## begin
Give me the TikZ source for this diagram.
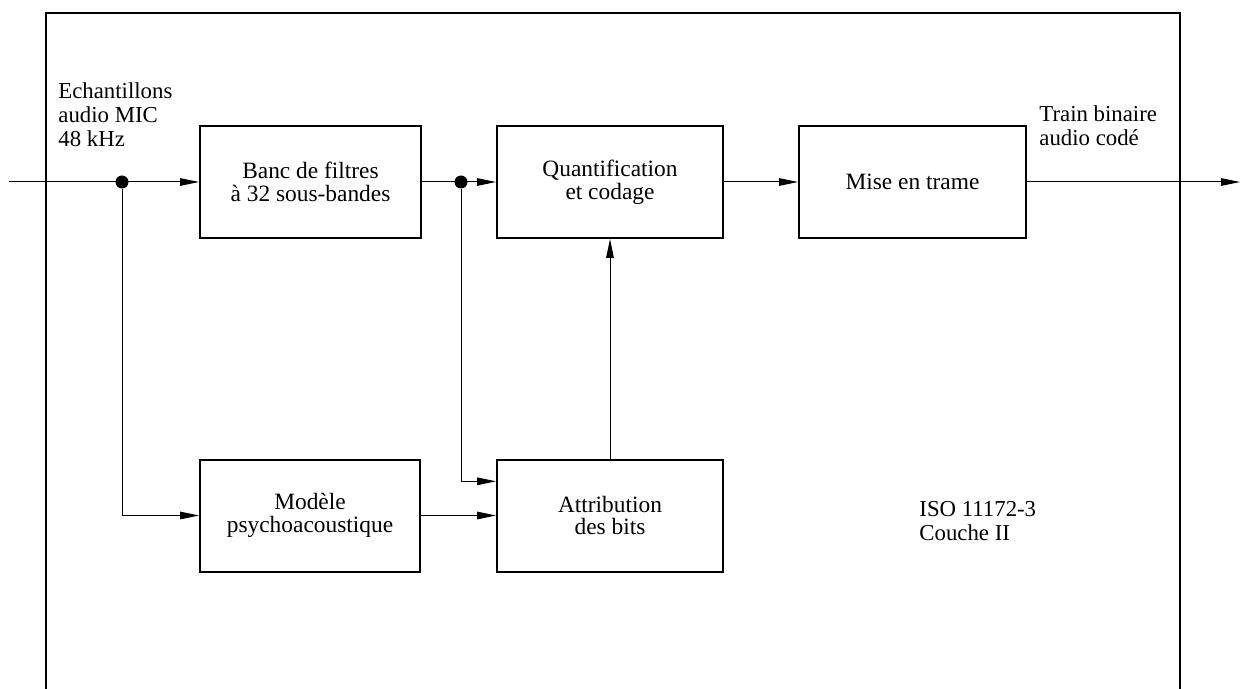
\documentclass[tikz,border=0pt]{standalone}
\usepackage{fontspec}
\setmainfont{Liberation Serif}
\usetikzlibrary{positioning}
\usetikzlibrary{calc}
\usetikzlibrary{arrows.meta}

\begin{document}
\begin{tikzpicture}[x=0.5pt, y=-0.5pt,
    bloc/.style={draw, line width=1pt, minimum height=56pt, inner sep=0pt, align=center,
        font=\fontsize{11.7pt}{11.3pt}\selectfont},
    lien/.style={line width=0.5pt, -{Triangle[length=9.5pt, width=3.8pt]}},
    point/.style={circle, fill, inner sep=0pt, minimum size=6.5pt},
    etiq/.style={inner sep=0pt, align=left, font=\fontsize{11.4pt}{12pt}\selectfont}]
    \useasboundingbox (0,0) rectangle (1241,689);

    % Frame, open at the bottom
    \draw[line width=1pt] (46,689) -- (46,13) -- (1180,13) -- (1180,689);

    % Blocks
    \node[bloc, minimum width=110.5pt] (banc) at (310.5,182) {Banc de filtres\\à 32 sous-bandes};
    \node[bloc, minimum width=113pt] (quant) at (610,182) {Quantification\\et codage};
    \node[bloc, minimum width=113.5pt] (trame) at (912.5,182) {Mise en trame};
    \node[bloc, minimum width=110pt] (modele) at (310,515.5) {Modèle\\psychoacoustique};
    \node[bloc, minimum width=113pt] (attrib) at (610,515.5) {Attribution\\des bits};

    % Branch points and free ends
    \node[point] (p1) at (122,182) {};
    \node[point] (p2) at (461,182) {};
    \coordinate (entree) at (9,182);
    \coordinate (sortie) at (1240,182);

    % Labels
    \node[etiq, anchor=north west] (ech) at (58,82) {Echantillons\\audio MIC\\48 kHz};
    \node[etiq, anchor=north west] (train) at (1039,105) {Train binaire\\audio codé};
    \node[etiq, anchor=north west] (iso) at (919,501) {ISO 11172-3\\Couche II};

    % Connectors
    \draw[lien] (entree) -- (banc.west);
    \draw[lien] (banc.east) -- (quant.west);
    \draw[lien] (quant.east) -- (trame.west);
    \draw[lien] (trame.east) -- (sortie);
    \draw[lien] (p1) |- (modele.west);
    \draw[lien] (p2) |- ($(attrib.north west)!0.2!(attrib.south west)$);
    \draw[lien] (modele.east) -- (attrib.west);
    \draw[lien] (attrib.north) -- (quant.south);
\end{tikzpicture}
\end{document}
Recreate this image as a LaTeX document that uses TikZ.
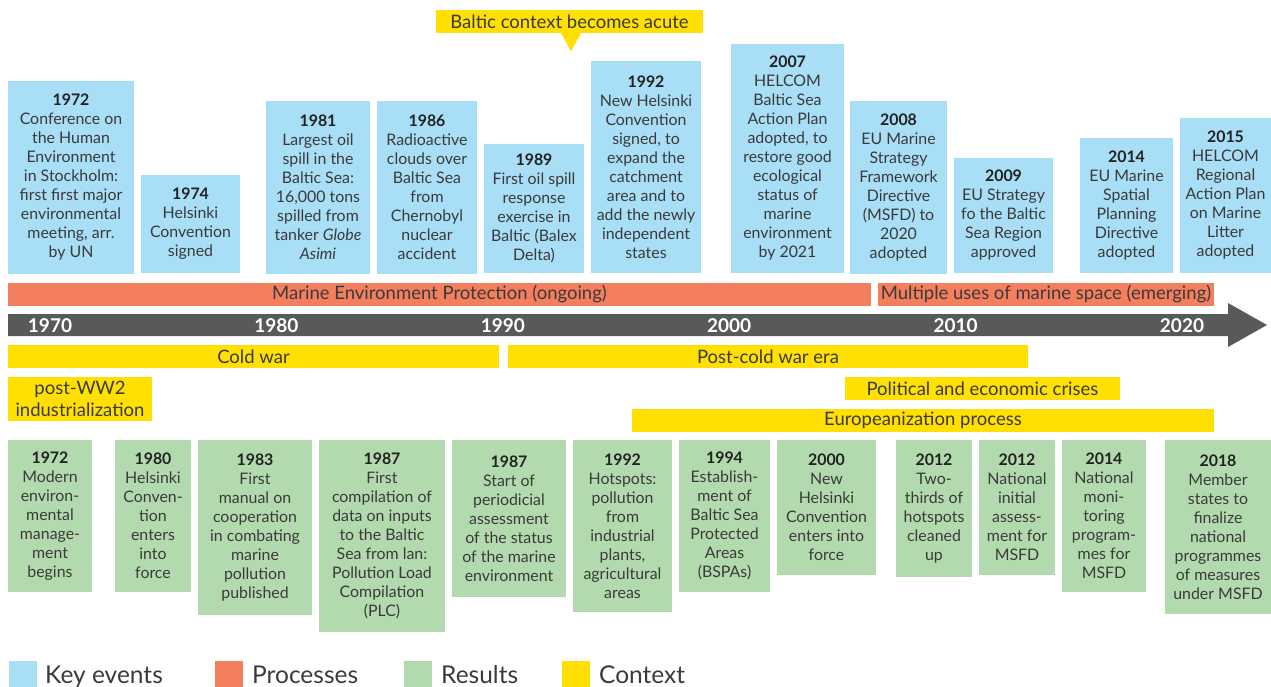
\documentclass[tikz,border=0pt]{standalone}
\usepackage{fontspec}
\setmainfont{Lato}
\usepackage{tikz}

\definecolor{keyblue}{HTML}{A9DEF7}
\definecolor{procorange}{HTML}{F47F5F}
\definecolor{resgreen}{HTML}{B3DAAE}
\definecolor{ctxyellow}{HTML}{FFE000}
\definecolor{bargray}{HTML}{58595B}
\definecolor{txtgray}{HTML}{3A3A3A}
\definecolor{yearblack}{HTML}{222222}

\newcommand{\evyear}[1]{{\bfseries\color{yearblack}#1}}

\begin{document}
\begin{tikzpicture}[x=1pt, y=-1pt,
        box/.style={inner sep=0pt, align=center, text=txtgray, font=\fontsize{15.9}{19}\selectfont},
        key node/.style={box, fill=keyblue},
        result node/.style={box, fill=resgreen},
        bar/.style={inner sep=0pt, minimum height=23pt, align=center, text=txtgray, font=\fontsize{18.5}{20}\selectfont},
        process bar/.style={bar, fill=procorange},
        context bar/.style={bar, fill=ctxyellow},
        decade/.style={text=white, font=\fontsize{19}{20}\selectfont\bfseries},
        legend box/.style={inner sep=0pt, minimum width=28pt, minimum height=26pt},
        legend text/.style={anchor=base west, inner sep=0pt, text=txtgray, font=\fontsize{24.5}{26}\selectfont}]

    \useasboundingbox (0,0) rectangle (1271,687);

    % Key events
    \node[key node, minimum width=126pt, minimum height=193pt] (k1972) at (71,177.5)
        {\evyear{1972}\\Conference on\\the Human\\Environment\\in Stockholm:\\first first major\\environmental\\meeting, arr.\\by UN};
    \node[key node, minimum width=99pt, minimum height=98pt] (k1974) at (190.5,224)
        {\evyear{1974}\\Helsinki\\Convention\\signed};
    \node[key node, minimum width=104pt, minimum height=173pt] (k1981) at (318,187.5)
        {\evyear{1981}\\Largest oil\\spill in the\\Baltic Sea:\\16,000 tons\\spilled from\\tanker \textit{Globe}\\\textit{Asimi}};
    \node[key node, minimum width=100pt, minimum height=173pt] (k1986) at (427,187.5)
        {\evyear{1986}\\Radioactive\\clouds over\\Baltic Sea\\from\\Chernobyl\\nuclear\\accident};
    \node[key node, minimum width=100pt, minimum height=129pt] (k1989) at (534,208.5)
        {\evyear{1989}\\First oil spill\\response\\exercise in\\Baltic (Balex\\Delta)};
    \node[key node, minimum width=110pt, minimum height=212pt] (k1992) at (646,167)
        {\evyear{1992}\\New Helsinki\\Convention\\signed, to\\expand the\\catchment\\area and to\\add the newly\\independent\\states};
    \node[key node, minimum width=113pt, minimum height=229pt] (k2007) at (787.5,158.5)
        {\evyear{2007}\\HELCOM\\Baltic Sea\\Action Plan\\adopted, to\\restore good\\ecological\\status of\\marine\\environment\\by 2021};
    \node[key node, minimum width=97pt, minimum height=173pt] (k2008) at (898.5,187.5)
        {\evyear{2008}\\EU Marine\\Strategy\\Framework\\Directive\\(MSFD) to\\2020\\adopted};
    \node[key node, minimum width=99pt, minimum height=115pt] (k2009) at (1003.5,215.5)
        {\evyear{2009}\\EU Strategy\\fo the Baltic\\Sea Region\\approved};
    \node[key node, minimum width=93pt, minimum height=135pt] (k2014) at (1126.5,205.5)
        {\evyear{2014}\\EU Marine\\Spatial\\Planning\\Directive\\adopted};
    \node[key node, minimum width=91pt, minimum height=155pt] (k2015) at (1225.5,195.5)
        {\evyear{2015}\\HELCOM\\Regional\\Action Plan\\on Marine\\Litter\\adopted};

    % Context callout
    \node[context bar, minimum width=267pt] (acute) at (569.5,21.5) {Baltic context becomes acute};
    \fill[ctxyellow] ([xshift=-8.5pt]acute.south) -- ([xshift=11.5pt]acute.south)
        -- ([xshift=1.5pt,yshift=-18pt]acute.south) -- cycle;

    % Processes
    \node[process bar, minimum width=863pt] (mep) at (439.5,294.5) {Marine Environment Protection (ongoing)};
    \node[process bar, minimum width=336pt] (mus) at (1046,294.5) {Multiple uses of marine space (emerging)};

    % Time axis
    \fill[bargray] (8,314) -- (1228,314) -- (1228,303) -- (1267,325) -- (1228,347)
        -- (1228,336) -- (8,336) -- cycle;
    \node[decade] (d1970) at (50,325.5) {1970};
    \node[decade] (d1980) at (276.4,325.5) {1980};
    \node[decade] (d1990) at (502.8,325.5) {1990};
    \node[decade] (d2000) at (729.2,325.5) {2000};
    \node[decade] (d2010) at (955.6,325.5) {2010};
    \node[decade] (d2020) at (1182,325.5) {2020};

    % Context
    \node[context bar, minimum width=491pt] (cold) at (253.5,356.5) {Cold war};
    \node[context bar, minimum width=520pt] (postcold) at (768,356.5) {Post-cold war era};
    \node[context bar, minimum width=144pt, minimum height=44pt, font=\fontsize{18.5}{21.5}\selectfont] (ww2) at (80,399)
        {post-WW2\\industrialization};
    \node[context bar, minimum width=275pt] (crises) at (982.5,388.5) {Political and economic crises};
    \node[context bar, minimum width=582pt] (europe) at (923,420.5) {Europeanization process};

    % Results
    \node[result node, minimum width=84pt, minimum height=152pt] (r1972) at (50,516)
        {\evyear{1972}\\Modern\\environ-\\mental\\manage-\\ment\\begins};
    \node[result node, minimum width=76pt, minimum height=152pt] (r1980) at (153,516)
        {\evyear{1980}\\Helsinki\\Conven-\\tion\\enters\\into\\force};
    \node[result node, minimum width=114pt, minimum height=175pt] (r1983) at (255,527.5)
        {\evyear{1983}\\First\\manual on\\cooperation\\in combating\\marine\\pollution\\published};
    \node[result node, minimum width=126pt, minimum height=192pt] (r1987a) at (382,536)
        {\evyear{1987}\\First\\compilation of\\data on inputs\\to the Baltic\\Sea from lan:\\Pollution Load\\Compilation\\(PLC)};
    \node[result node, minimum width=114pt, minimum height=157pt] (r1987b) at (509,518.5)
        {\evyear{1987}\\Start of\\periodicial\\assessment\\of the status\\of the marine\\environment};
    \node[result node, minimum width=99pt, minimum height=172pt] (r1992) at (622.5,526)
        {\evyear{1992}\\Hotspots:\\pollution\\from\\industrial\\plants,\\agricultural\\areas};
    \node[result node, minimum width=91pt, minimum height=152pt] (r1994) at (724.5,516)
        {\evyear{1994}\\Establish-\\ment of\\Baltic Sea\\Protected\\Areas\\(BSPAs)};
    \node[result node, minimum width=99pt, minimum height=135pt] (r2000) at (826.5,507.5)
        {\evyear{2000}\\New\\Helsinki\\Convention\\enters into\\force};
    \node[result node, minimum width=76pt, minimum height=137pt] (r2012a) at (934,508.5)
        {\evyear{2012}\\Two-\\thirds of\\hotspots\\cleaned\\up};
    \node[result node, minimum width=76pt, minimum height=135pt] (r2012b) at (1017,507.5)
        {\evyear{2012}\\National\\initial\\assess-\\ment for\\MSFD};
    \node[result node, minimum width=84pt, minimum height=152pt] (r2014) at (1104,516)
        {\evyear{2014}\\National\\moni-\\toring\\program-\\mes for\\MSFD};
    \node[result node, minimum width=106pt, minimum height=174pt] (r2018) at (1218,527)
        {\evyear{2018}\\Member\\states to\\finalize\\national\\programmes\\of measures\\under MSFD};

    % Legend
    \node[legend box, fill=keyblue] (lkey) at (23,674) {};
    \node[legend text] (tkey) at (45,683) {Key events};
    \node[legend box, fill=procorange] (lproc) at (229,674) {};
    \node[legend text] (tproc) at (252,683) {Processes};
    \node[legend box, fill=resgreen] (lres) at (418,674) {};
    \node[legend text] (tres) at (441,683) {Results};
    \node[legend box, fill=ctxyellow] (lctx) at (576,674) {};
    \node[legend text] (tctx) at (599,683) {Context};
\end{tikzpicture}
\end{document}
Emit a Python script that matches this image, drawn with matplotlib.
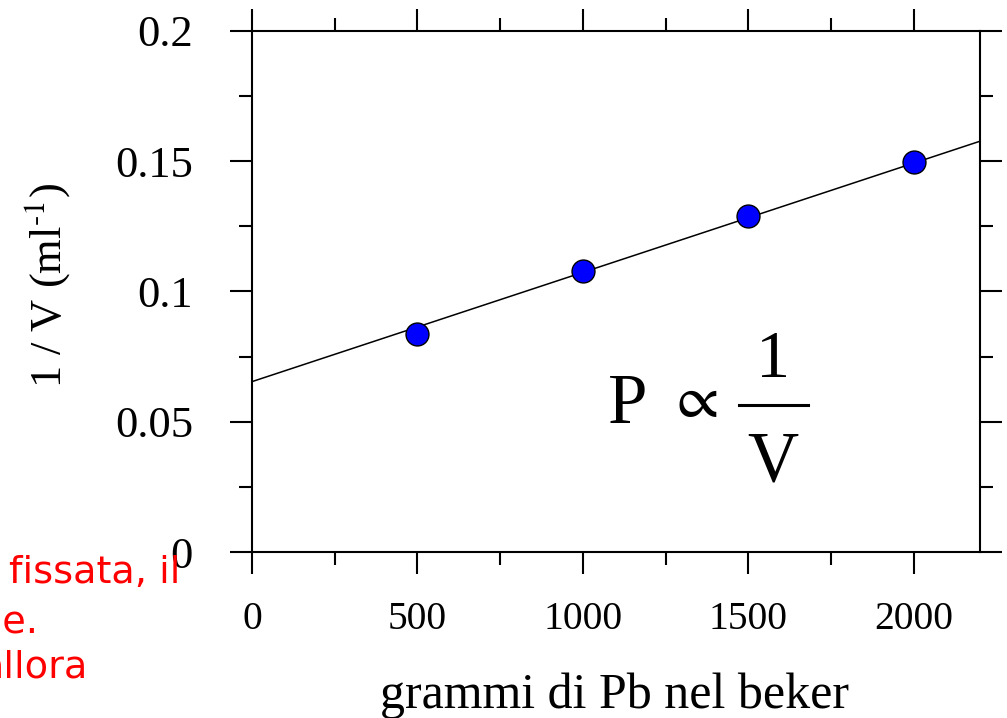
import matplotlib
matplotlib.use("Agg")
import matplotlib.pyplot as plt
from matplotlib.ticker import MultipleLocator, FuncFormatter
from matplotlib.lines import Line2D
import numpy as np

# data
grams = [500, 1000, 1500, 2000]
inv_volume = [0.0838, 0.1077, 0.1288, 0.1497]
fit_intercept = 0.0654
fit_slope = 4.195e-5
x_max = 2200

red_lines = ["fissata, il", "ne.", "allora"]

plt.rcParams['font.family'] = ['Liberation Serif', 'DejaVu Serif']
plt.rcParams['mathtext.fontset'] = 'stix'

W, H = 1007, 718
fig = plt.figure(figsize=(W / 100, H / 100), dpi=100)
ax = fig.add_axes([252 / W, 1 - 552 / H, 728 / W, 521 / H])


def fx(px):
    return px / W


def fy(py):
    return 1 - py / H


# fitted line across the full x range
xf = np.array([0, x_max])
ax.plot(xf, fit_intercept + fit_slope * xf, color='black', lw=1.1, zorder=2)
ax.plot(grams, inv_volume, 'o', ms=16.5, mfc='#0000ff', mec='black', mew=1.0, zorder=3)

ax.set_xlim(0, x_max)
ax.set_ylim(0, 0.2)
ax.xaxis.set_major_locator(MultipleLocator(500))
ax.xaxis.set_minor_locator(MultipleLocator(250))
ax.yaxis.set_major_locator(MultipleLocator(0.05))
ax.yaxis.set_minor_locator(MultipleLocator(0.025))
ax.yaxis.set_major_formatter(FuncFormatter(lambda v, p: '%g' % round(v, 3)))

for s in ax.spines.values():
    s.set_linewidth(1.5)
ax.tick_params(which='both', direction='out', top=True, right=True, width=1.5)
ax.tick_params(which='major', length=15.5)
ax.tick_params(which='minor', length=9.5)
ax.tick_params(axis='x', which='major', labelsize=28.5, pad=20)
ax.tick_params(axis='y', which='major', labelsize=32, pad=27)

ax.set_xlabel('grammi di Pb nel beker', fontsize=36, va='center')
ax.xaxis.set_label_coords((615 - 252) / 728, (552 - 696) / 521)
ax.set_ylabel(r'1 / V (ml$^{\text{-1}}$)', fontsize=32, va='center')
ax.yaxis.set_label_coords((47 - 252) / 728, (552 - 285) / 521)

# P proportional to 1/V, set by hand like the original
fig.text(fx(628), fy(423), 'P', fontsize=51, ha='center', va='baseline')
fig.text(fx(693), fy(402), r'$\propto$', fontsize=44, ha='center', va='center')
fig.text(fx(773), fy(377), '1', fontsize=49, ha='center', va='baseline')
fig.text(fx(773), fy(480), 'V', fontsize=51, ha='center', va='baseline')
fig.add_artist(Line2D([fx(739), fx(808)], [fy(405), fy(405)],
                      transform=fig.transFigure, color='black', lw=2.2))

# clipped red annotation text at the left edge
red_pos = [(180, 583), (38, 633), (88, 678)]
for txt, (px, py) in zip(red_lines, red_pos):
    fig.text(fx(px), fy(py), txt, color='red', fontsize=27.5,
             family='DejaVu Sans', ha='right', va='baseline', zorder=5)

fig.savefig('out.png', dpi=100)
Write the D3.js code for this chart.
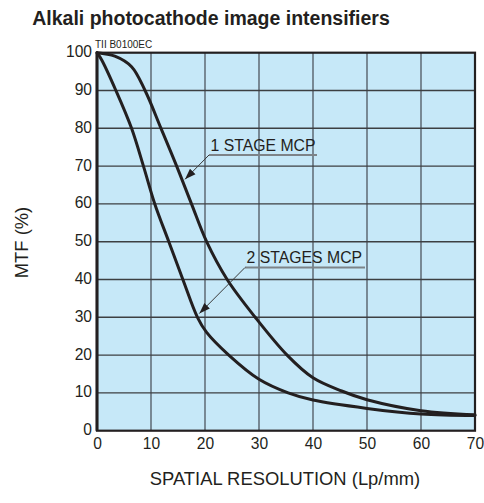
## end
### Description of the task:
Skip every picture and return the lines above from the top through the one that contains "(1180,13) -- (1180,689);".

### Final answer:
Give me the TikZ source for this diagram.
\documentclass[tikz,border=0pt]{standalone}
\usepackage{fontspec}
\setmainfont{Liberation Serif}
\usetikzlibrary{positioning}
\usetikzlibrary{calc}
\usetikzlibrary{arrows.meta}

\begin{document}
\begin{tikzpicture}[x=0.5pt, y=-0.5pt,
    bloc/.style={draw, line width=1pt, minimum height=56pt, inner sep=0pt, align=center,
        font=\fontsize{11.7pt}{11.3pt}\selectfont},
    lien/.style={line width=0.5pt, -{Triangle[length=9.5pt, width=3.8pt]}},
    point/.style={circle, fill, inner sep=0pt, minimum size=6.5pt},
    etiq/.style={inner sep=0pt, align=left, font=\fontsize{11.4pt}{12pt}\selectfont}]
    \useasboundingbox (0,0) rectangle (1241,689);

    % Frame, open at the bottom
    \draw[line width=1pt] (46,689) -- (46,13) -- (1180,13) -- (1180,689);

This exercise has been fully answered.